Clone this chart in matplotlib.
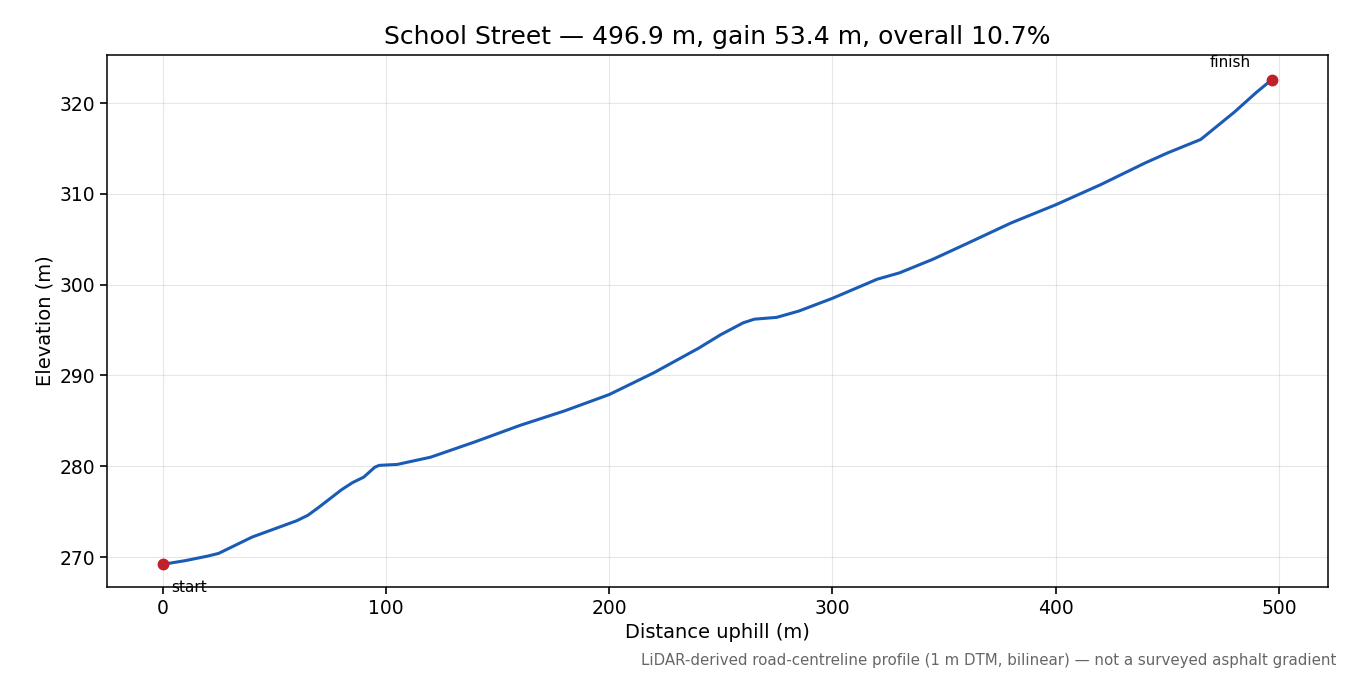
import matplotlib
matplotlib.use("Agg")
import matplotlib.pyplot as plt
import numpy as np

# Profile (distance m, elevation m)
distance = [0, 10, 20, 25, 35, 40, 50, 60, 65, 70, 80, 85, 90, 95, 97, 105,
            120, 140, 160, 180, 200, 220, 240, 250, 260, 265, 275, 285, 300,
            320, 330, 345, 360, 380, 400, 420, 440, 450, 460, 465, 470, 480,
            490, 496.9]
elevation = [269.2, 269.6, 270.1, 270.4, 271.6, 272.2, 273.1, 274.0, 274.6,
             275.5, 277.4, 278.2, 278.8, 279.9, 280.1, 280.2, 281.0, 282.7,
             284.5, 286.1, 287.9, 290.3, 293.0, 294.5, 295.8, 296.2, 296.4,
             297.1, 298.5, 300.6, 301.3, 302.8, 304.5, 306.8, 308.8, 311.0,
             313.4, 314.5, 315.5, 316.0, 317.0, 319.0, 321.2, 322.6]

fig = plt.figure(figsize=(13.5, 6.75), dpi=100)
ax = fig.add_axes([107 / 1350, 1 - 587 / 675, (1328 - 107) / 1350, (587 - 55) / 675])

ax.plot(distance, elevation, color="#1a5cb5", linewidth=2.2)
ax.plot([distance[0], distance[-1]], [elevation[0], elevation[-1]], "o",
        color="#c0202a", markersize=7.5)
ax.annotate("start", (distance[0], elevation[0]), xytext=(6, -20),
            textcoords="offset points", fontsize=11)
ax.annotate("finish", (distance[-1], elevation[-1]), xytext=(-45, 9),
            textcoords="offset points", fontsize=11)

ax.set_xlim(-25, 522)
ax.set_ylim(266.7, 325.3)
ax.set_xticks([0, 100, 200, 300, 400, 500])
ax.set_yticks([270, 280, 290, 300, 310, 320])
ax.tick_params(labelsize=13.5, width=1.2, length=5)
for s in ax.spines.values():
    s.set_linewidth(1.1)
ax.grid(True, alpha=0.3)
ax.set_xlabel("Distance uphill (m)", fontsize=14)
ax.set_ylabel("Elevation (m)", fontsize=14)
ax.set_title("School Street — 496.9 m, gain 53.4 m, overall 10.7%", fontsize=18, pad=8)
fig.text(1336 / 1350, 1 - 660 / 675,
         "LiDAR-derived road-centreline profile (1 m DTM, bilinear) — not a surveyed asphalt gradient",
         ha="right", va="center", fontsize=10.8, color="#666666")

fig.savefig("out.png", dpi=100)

= = = =

> [Problem details]
Review the material and copy each line in which the word "matplotlib" appears.

> [Written solution]
Clone this chart in matplotlib.
import matplotlib
matplotlib.use("Agg")
import matplotlib.pyplot as plt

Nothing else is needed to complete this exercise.